Beth Kanter points to Skelliewag's post with a hype-filled title: "How To Get 1,050 Subscribers in 3 Months":

1. Work out who your target audience is and write your content exclusively for them.

2. Pack your articles with as much value as possible. If time is a problem, post less.

3. Source out your target audience by getting or making links and writing for social media.

I'd also add a 4th point or perhaps add something to point 2.  Find a unique view on your topic.  I learned about this from a personal branding session at BlogHer I attended this summer.

I'd add a fifth point: Offer full-post feeds. A lot of people get worked up with the idea that if they withhold their post content from their feeds, those feeds can drive traffic to their site. But I don't think it works that way.

If you don't offer up your whole post, then you are making the feed less relevant to the reader. I am much less likely to visit a site if everything in the feed consists of a headline and little teaser. Sorry, but a tease is not a happy user experience!

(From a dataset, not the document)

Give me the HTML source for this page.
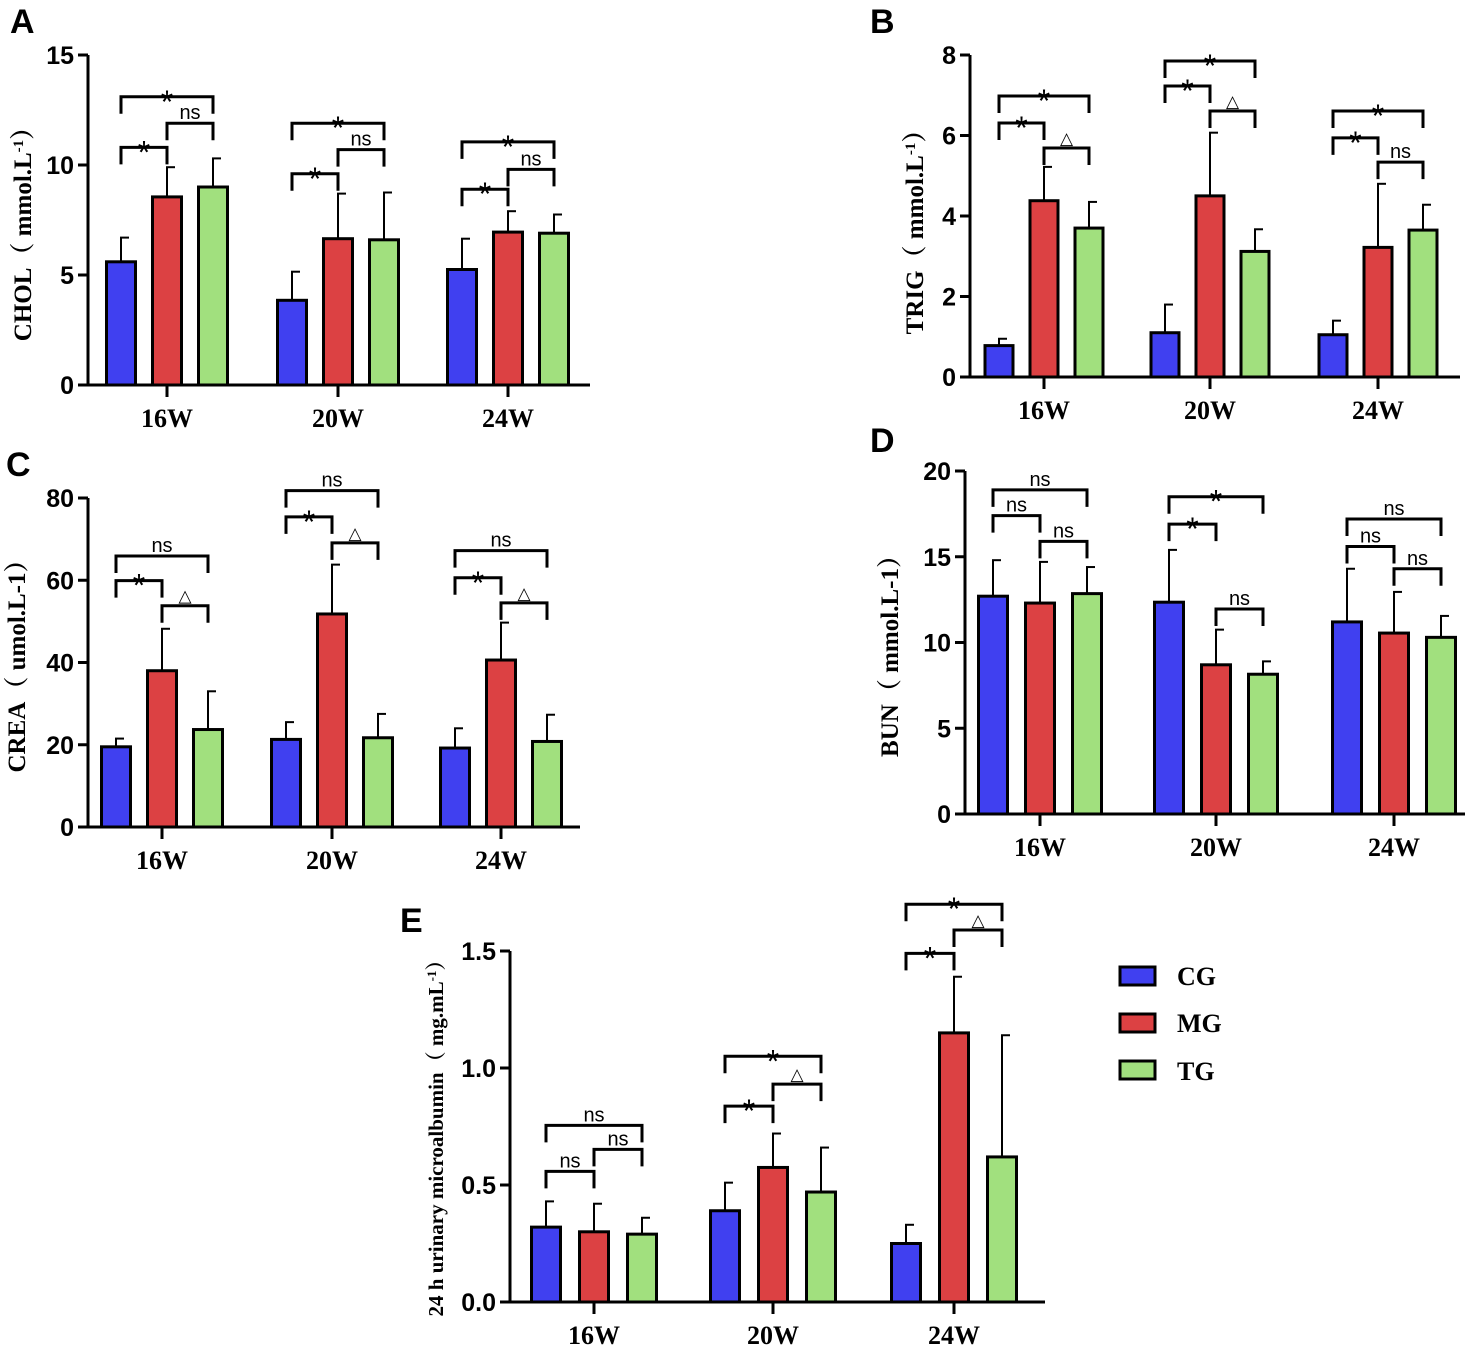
<!DOCTYPE html>
<html><head><meta charset="utf-8"><style>
html,body{margin:0;padding:0;background:#fff;}
svg{display:block;}
.tk{font-family:"Liberation Sans",Arial,sans-serif;font-weight:bold;font-size:25px;}
.xl{font-family:"Liberation Serif",serif;font-weight:bold;font-size:26px;}
.yt{font-family:"Liberation Serif","Noto Serif CJK SC",serif;font-weight:bold;font-size:25px;}
.pl{font-family:"Liberation Sans",Arial,sans-serif;font-weight:bold;font-size:34px;}
.an{font-family:"Liberation Sans",Arial,sans-serif;}
.lg{font-family:"Liberation Serif",serif;font-weight:bold;font-size:26px;}
</style></head><body>
<svg id="fig" width="1480" height="1352" viewBox="0 0 1480 1352" xmlns="http://www.w3.org/2000/svg">
<text class="pl" x="10" y="33">A</text>
<text class="pl" x="870" y="33">B</text>
<text class="pl" x="6" y="476">C</text>
<text class="pl" x="870" y="452">D</text>
<text class="pl" x="400" y="932">E</text>
<g>
<rect x="1120" y="967" width="35" height="18" fill="#4040f0" stroke="#000" stroke-width="3"/>
<text class="lg" x="1177" y="985">CG</text>
<rect x="1120" y="1014" width="35" height="18" fill="#dc4143" stroke="#000" stroke-width="3"/>
<text class="lg" x="1177" y="1032">MG</text>
<rect x="1120" y="1061" width="35" height="18" fill="#a1e07e" stroke="#000" stroke-width="3"/>
<text class="lg" x="1177" y="1080">TG</text>
</g>
</svg>
<script>
const categories = ["16W","20W","24W"];
const groups = ["CG","MG","TG"];
// Panel A CHOL
const cholCG = [5.6,3.85,5.25], cholCGerr = [6.7,5.15,6.65];
const cholMG = [8.55,6.65,6.95], cholMGerr = [9.9,8.7,7.9];
const cholTG = [9.0,6.6,6.9], cholTGerr = [10.3,8.75,7.75];
const cholTicks = [0,5,10,15];
const cholSig = [["*","ns","*"],["*","ns","*"],["*","ns","*"]];
const cholSigY = [[10.8,11.9,13.1],[9.6,10.7,11.9],[8.9,9.8,11.05]];
// Panel B TRIG
const trigCG = [0.78,1.1,1.05], trigCGerr = [0.95,1.8,1.4];
const trigMG = [4.38,4.5,3.22], trigMGerr = [5.22,6.07,4.8];
const trigTG = [3.7,3.12,3.65], trigTGerr = [4.35,3.67,4.28];
const trigTicks = [0,2,4,6,8];
const trigSig = [["*","△","*"],["*","△","*"],["*","ns","*"]];
const trigSigY = [[6.31,5.69,6.98],[7.23,6.61,7.85],[5.94,5.34,6.61]];
// Panel C CREA
const creaCG = [19.5,21.3,19.2], creaCGerr = [21.5,25.5,24];
const creaMG = [38,51.8,40.6], creaMGerr = [48.2,63.8,49.7];
const creaTG = [23.7,21.7,20.8], creaTGerr = [33,27.5,27.3];
const creaTicks = [0,20,40,60,80];
const creaSig = [["*","△","ns"],["*","△","ns"],["*","△","ns"]];
const creaSigY = [[59.9,53.8,65.9],[75.4,69.1,81.8],[60.6,54.5,67.2]];
// Panel D BUN
const bunCG = [12.7,12.35,11.2], bunCGerr = [14.8,15.4,14.3];
const bunMG = [12.3,8.7,10.55], bunMGerr = [14.7,10.75,12.95];
const bunTG = [12.85,8.15,10.3], bunTGerr = [14.4,8.9,11.55];
const bunTicks = [0,5,10,15,20];
const bunSig = [["ns","ns","ns"],["*","ns","*"],["ns","ns","ns"]];
const bunSigY = [[17.4,15.9,18.9],[16.9,11.95,18.5],[15.6,14.3,17.2]];
// Panel E microalbumin
const malbCG = [0.32,0.39,0.25], malbCGerr = [0.43,0.51,0.33];
const malbMG = [0.30,0.575,1.15], malbMGerr = [0.42,0.72,1.39];
const malbTG = [0.29,0.47,0.62], malbTGerr = [0.36,0.66,1.14];
const malbTicks = ["0.0","0.5","1.0","1.5"];
const malbSig = [["ns","ns","ns"],["*","△","*"],["*","△","*"]];
const malbSigY = [[0.558,0.652,0.755],[0.837,0.931,1.05],[1.49,1.59,1.70]];

const colors = ["#4040f0","#dc4143","#a1e07e"];
const NS = "http://www.w3.org/2000/svg";
const svg = document.getElementById("fig");
function mk(tag, attrs, parent){const e=document.createElementNS(NS,tag);for(const k in attrs)e.setAttribute(k,attrs[k]);(parent||svg).appendChild(e);return e;}

function panel(p){
  const g = mk("g",{});
  
  
  const yS = v => p.y0 - (v - 0) * (p.y0 - p.yTop) / p.max;
  const xS = (ci, gi) => p.centers[ci] + (gi - 1) * p.gap;
  const series = [[p.cg,p.cgE],[p.mg,p.mgE],[p.tg,p.tgE]];
  categories.forEach((c, ci) => {
    series.forEach((s, gi) => {
      const cx = xS(ci, gi), v = s[0][ci], e = s[1][ci];
      const el = mk("line",{x1:cx,x2:cx,y1:yS(v),y2:yS(e),stroke:"#000","stroke-width":2},g);
      
      
      const cap = mk("line",{x1:cx-1,x2:cx+8,y1:yS(e),y2:yS(e),stroke:"#000","stroke-width":2},g);
      
      
      const r = mk("rect",{x:cx-p.bw/2,y:yS(v),width:p.bw,height:yS(0)-yS(v),fill:colors[gi],stroke:"#000","stroke-width":3},g);
      
      
    });
    const pairs = [[0,1],[1,2],[0,2]];
    pairs.forEach((pr, k) => {
      const yy = yS(p.sigY[ci][k]);
      const x1 = xS(ci, pr[0]), x2 = xS(ci, pr[1]);
      const b = mk("polyline",{points:`${x1},${yy+17} ${x1},${yy} ${x2},${yy} ${x2},${yy+17}`,fill:"none",stroke:"#000","stroke-width":3},g);
      
      
      const lab = p.sig[ci][k];
      const fs = lab === "*" ? 32 : (lab === "ns" ? 20 : 17);
      const dy = lab === "*" ? 16 : -4;
      const t = mk("text",{x:(x1+x2)/2,y:yy+dy,"text-anchor":"middle","font-size":fs,class:"an"},g);
      t.textContent = lab;
      
      
    });
    const tk = mk("line",{x1:p.centers[ci],x2:p.centers[ci],y1:p.y0,y2:p.y0+12,stroke:"#000","stroke-width":3},g);
    
    
    const xl = mk("text",{x:p.centers[ci],y:p.y0+42,"text-anchor":"middle",class:"xl"},g);
    xl.textContent = c;
    
    
  });
  const ya = mk("line",{x1:p.ax,x2:p.ax,y1:p.yTop,y2:p.y0+1.5,stroke:"#000","stroke-width":3},g);
  
  
  const xa = mk("line",{x1:p.ax-1.5,x2:p.axEnd,y1:p.y0,y2:p.y0,stroke:"#000","stroke-width":3},g);
  
  
  p.ticks.forEach(tv => {
    const y = yS(parseFloat(tv));
    const l = mk("line",{x1:p.ax-10,x2:p.ax,y1:y,y2:y,stroke:"#000","stroke-width":3},g);
    
    
    const t = mk("text",{x:p.ax-14,y:y+9,"text-anchor":"end",class:"tk"},g);
    t.textContent = tv;
    
    
  });
  const yt = mk("text",{x:0,y:0,transform:`translate(${p.tx},${p.ty}) rotate(-90)`,"text-anchor":"middle",class:"yt"},g);
  if (p.tfs) yt.setAttribute("style","font-size:"+p.tfs+"px");
  yt.innerHTML = p.title;
  
  
}

panel({name:"panel-a-chol",ax:88,axEnd:590,y0:385,yTop:55,max:15,centers:[167,338,508],gap:46,bw:29,
  cg:cholCG,cgE:cholCGerr,mg:cholMG,mgE:cholMGerr,tg:cholTG,tgE:cholTGerr,ticks:cholTicks,sig:cholSig,sigY:cholSigY,
  tx:31,ty:228,title:'CHOL（ mmol.L<tspan baseline-shift="super" font-size="15">-1</tspan>）'});
panel({name:"panel-b-trig",ax:970,axEnd:1460,y0:377,yTop:55,max:8,centers:[1044,1210,1378],gap:45,bw:28,
  cg:trigCG,cgE:trigCGerr,mg:trigMG,mgE:trigMGerr,tg:trigTG,tgE:trigTGerr,ticks:trigTicks,sig:trigSig,sigY:trigSigY,
  tx:923,ty:226,title:'TRIG（ mmol.L<tspan baseline-shift="super" font-size="15">-1</tspan>）'});
panel({name:"panel-c-crea",ax:88,axEnd:580,y0:827,yTop:498,max:80,centers:[162,332,501],gap:46,bw:29,
  cg:creaCG,cgE:creaCGerr,mg:creaMG,mgE:creaMGerr,tg:creaTG,tgE:creaTGerr,ticks:creaTicks,sig:creaSig,sigY:creaSigY,
  tx:25,ty:660,title:'CREA（ umol.L-1）'});
panel({name:"panel-d-bun",ax:965,axEnd:1465,y0:814,yTop:471,max:20,centers:[1040,1216,1394],gap:47,bw:29,
  cg:bunCG,cgE:bunCGerr,mg:bunMG,mgE:bunMGerr,tg:bunTG,tgE:bunTGerr,ticks:bunTicks,sig:bunSig,sigY:bunSigY,
  tx:898,ty:650,title:'BUN（ mmol.L-1）'});
panel({name:"panel-e-microalbumin",ax:510,axEnd:1045,y0:1302,yTop:951,max:1.5,centers:[594,773,954],gap:48,bw:29,
  cg:malbCG,cgE:malbCGerr,mg:malbMG,mgE:malbMGerr,tg:malbTG,tgE:malbTGerr,ticks:malbTicks,sig:malbSig,sigY:malbSigY,
  tx:443,ty:1133,tfs:21,title:'24 h urinary microalbumin（ mg.mL<tspan baseline-shift="super" font-size="13">-1</tspan>）'});
</script>
</body></html>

Give me content. Get me interested. Hook me on your ideas. Feed me your thoughts!

And if you're interested, I'll happily do the same.

P.S. - And if you're really interested in making your site linkable by bloggers, forget Feedburner and other services like that. I often write blog posts from my feed reader, and it really is annoying when my links end up pointing to a feed URI. Yes, it leads to the same post, but the Google juice doesn't follow. Wouldn't you rather have more people linking to your domain instead of Feedburner?